WRITTEN EXERCISE: Write out the data again exactly, skipping every picture.

PROVIDED DATA:
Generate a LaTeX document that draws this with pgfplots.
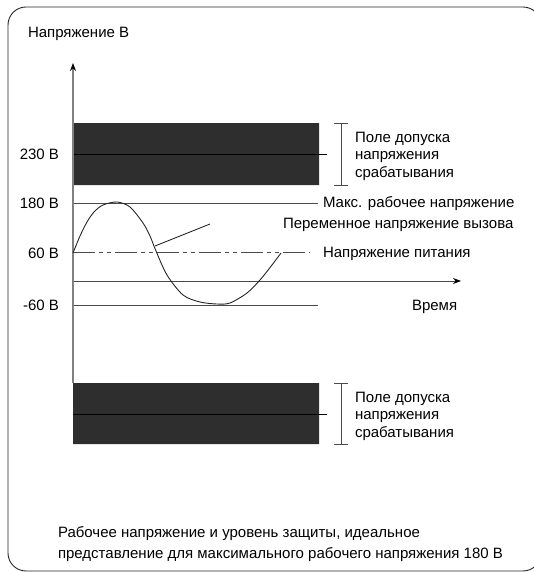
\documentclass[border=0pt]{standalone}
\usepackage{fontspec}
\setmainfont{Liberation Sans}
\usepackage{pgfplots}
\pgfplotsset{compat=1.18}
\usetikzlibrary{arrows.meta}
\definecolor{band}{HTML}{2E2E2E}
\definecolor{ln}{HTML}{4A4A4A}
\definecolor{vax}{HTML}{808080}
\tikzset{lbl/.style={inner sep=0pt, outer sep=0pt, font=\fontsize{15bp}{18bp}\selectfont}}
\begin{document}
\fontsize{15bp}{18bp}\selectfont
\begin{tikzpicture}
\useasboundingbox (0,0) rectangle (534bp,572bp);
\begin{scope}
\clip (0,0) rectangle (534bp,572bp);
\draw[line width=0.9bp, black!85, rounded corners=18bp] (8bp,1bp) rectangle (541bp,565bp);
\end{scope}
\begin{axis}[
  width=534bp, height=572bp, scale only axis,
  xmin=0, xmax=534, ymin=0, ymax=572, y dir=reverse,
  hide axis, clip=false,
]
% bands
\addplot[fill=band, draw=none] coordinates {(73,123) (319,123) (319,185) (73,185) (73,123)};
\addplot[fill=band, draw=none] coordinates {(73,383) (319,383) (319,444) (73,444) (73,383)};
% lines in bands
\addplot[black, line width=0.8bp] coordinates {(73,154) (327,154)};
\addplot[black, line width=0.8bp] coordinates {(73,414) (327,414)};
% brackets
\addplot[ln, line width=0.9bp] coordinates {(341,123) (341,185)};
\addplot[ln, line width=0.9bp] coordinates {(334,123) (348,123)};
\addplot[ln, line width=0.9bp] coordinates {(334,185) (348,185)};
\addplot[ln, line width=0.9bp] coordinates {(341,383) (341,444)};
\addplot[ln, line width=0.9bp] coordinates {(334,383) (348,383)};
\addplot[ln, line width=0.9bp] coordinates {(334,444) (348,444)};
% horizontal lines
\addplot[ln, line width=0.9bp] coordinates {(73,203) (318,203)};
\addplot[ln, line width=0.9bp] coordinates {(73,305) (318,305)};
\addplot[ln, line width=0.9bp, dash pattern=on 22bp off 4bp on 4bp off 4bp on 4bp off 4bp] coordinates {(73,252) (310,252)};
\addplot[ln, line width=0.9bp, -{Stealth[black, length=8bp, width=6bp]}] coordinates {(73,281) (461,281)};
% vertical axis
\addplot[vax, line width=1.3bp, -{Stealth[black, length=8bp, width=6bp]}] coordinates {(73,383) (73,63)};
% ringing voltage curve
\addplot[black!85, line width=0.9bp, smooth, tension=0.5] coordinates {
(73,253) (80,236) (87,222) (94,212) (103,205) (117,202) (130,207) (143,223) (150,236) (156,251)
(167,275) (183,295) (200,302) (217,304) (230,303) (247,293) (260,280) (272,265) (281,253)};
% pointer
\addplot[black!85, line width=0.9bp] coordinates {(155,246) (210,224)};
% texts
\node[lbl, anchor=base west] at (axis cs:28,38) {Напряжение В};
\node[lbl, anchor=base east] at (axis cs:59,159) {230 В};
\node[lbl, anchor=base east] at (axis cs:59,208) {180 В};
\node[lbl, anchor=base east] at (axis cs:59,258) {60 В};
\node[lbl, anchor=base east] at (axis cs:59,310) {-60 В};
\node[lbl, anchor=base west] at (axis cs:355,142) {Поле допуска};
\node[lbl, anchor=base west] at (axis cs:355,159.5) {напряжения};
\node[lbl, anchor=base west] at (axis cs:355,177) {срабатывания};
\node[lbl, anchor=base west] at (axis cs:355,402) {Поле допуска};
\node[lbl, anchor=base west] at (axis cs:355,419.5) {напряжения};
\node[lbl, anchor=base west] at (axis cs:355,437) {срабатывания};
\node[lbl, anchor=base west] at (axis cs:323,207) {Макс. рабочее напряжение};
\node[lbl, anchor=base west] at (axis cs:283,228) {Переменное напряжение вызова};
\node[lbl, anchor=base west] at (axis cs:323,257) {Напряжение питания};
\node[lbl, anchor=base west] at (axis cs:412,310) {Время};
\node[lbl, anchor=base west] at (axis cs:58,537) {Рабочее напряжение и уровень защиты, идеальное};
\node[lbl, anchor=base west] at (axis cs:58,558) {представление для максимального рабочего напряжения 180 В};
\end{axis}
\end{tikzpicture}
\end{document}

ANSWER TO THE TASK:
Generate a LaTeX document that draws this with pgfplots.
\documentclass[border=0pt]{standalone}
\usepackage{fontspec}
\setmainfont{Liberation Sans}
\usepackage{pgfplots}
\pgfplotsset{compat=1.18}
\usetikzlibrary{arrows.meta}
\definecolor{band}{HTML}{2E2E2E}
\definecolor{ln}{HTML}{4A4A4A}
\definecolor{vax}{HTML}{808080}
\tikzset{lbl/.style={inner sep=0pt, outer sep=0pt, font=\fontsize{15bp}{18bp}\selectfont}}
\begin{document}
\fontsize{15bp}{18bp}\selectfont
\begin{tikzpicture}
\useasboundingbox (0,0) rectangle (534bp,572bp);
\begin{scope}
\clip (0,0) rectangle (534bp,572bp);
\draw[line width=0.9bp, black!85, rounded corners=18bp] (8bp,1bp) rectangle (541bp,565bp);
\end{scope}
\begin{axis}[
  width=534bp, height=572bp, scale only axis,
  xmin=0, xmax=534, ymin=0, ymax=572, y dir=reverse,
  hide axis, clip=false,
]
% bands
\addplot[fill=band, draw=none] coordinates {(73,123) (319,123) (319,185) (73,185) (73,123)};
\addplot[fill=band, draw=none] coordinates {(73,383) (319,383) (319,444) (73,444) (73,383)};
% lines in bands
\addplot[black, line width=0.8bp] coordinates {(73,154) (327,154)};
\addplot[black, line width=0.8bp] coordinates {(73,414) (327,414)};
% brackets
\addplot[ln, line width=0.9bp] coordinates {(341,123) (341,185)};
\addplot[ln, line width=0.9bp] coordinates {(334,123) (348,123)};
\addplot[ln, line width=0.9bp] coordinates {(334,185) (348,185)};
\addplot[ln, line width=0.9bp] coordinates {(341,383) (341,444)};
\addplot[ln, line width=0.9bp] coordinates {(334,383) (348,383)};
\addplot[ln, line width=0.9bp] coordinates {(334,444) (348,444)};
% horizontal lines
\addplot[ln, line width=0.9bp] coordinates {(73,203) (318,203)};
\addplot[ln, line width=0.9bp] coordinates {(73,305) (318,305)};
\addplot[ln, line width=0.9bp, dash pattern=on 22bp off 4bp on 4bp off 4bp on 4bp off 4bp] coordinates {(73,252) (310,252)};
\addplot[ln, line width=0.9bp, -{Stealth[black, length=8bp, width=6bp]}] coordinates {(73,281) (461,281)};
% vertical axis
\addplot[vax, line width=1.3bp, -{Stealth[black, length=8bp, width=6bp]}] coordinates {(73,383) (73,63)};
% ringing voltage curve
\addplot[black!85, line width=0.9bp, smooth, tension=0.5] coordinates {
(73,253) (80,236) (87,222) (94,212) (103,205) (117,202) (130,207) (143,223) (150,236) (156,251)
(167,275) (183,295) (200,302) (217,304) (230,303) (247,293) (260,280) (272,265) (281,253)};
% pointer
\addplot[black!85, line width=0.9bp] coordinates {(155,246) (210,224)};
% texts
\node[lbl, anchor=base west] at (axis cs:28,38) {Напряжение В};
\node[lbl, anchor=base east] at (axis cs:59,159) {230 В};
\node[lbl, anchor=base east] at (axis cs:59,208) {180 В};
\node[lbl, anchor=base east] at (axis cs:59,258) {60 В};
\node[lbl, anchor=base east] at (axis cs:59,310) {-60 В};
\node[lbl, anchor=base west] at (axis cs:355,142) {Поле допуска};
\node[lbl, anchor=base west] at (axis cs:355,159.5) {напряжения};
\node[lbl, anchor=base west] at (axis cs:355,177) {срабатывания};
\node[lbl, anchor=base west] at (axis cs:355,402) {Поле допуска};
\node[lbl, anchor=base west] at (axis cs:355,419.5) {напряжения};
\node[lbl, anchor=base west] at (axis cs:355,437) {срабатывания};
\node[lbl, anchor=base west] at (axis cs:323,207) {Макс. рабочее напряжение};
\node[lbl, anchor=base west] at (axis cs:283,228) {Переменное напряжение вызова};
\node[lbl, anchor=base west] at (axis cs:323,257) {Напряжение питания};
\node[lbl, anchor=base west] at (axis cs:412,310) {Время};
\node[lbl, anchor=base west] at (axis cs:58,537) {Рабочее напряжение и уровень защиты, идеальное};
\node[lbl, anchor=base west] at (axis cs:58,558) {представление для максимального рабочего напряжения 180 В};
\end{axis}
\end{tikzpicture}
\end{document}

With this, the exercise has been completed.